We Don’t Need to Prove God Is Good

By Fr. Andrew Younan 

Fr. Andrew Younan is a priest of the Chaldean Catholic Church. He has translated much of the Chaldean liturgy from Aramaic into English. He teaches at John Paul the Great Catholic University. Fr. Younan is the author of Thoughtful Theism: Redeeming Reason in an Irrational Age. 

There are many different questions that need to be asked about God, and they are all distinct from each other. People fall into logical black holes when they fail to understand this simple point. Proving that God exists is not at all the same as proving that he (assuming this is the proper pronoun to use) is omnipotent, or omniscient, or good, or even that there is one of him. These are all completely different questions, whose arguments may or may not be related. If I attempt to prove that God exists, that argument should be examined according to what it is attempting to do, not anything else. If that argument does not prove that there is one God, or that God is all-powerful, or anything else, that is not a problem. It never attempted to prove those things, and it is either confused or dishonest to pretend that it did, or that there is a problem with the proof because it doesn’t prove everything all at once. Anyone attempting a true examination of this question must face this reality honestly.  

Unfortunately, there are many who don’t. I quote the most popular of the New Atheism authors, Richard Dawkins, as an example. In his treatment of Thomas Aquinas’s Five Proofs in The God Delusion, Dawkins makes this statement:  

“Even if we allow the dubious luxury of arbitrarily conjuring up a terminator to an infinite regress and giving it a name, simply because we need one, there is absolutely no reason to endow that terminator with any of the properties normally ascribed to God: omnipotence, omniscience, goodness, creativity of design, to say nothing of such human attributes as listening to prayers, forgiving sins and reading innermost thoughts.  

I agree completely with Richard Dawkins.
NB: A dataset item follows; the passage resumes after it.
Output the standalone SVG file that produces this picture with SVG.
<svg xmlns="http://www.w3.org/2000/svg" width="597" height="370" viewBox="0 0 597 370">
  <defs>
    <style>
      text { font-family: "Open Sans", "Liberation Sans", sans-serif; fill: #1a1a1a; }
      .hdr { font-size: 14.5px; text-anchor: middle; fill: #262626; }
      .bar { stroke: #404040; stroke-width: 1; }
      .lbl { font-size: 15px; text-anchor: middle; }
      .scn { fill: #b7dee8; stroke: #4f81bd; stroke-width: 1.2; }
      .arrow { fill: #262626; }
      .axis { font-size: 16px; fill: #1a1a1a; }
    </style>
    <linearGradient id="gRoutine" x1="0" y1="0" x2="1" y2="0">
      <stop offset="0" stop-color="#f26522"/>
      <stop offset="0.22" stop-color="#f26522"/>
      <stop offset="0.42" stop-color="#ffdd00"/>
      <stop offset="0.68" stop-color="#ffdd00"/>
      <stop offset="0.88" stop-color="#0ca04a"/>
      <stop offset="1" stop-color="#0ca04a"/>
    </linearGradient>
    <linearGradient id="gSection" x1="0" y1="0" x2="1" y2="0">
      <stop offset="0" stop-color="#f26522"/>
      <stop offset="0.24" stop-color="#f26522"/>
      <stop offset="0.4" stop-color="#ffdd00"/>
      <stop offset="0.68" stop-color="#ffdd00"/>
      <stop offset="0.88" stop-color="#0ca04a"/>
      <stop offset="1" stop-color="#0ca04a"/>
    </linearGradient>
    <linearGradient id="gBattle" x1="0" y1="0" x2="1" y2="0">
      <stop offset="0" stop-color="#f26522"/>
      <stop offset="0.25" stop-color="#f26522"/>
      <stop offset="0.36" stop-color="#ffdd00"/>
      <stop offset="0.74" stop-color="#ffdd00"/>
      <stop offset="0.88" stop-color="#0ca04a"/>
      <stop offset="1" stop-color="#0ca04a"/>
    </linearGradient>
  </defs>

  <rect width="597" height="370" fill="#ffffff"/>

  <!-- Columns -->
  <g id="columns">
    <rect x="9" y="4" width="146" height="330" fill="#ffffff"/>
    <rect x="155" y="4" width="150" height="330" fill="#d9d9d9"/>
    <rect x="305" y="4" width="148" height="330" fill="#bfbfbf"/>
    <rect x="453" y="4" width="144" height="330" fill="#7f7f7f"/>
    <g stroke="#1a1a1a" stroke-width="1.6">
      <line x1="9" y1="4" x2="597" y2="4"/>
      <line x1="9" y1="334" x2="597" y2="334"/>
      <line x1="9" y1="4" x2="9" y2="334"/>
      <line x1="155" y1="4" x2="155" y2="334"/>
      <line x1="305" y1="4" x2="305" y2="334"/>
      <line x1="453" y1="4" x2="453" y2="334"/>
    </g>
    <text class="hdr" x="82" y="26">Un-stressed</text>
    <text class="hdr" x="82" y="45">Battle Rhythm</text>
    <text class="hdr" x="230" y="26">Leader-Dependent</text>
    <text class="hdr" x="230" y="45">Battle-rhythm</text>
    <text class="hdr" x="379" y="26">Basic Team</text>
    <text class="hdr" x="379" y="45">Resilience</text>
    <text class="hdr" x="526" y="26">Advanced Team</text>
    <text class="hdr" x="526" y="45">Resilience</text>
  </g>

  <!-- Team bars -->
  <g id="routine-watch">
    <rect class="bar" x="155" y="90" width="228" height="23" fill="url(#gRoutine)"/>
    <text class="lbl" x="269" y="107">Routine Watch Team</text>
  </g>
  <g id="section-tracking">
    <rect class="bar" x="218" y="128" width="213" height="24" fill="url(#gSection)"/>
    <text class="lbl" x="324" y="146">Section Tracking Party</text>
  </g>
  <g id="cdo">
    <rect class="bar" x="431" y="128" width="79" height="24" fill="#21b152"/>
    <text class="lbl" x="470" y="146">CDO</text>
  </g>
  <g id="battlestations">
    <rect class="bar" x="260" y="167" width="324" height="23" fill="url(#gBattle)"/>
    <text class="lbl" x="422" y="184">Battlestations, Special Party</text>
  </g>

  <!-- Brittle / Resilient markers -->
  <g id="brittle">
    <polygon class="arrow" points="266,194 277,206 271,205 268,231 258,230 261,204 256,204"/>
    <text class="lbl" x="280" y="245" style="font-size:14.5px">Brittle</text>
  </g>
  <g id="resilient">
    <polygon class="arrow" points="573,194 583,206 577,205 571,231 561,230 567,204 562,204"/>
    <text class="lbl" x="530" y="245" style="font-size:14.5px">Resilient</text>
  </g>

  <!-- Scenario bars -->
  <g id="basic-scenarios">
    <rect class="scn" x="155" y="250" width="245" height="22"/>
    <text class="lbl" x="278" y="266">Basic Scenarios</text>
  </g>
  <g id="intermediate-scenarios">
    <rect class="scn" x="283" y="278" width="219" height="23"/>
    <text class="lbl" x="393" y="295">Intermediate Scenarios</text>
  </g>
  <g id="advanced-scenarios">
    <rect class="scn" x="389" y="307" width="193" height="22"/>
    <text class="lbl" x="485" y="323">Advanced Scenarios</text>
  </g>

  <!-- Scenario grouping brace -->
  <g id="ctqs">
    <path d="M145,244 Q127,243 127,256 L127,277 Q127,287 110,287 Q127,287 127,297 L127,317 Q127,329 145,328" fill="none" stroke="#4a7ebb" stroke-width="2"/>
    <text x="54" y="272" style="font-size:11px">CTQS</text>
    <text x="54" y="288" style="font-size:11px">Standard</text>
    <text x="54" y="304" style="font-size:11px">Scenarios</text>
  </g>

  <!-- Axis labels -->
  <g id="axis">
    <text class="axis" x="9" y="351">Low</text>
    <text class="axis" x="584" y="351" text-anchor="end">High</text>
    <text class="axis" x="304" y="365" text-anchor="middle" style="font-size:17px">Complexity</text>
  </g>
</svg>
Thomas’s proofs for God’s existence give us “absolutely no reason” to believe that God is omnipotent, omniscient, good, or anything else. But they were nevermeant to give us any reason for any of those things, though they might imply them, or develop into other arguments about them later. St. Thomas’s Five Ways only attempt to prove that God exists. Nothing more than that—certainly nothing related to prayer or forgiveness, which are questions related to “revealed” religion and to supernatural theology, not at all to philosophy. 

This point, that each of these questions is separate, is easily illustrated by glancing at the titles for the first handful of “Questions” of the Summa Theologica of Thomas Aquinas:  

  • The Existence of God 
  • The Simplicity of God 
  • The Perfection of God 

Each of these “Questions” (and they continue for thousands of pages) contains several “Articles,” wherein each question is broken down into even smaller pieces. Then within each “Article,” several “Objections” are first brought up from opposing viewpoints, so that as much as possible no argument is neglected. This is how a careful thinker proceeds. Richard Dawkins dismisses Thomas Aquinas after four pages, using arguments like the one I quoted above (as you will see in the next chapter). Before him, Bertrand Russell is honest enough to admit what he’s doing: “To come to this question of the existence of God: it is a large and serious question, and if I were to attempt to deal with it in any adequate manner I should have to keep you here until Kingdom Come, so that you will have to excuse me if I deal with it in a somewhat summary fashion.” 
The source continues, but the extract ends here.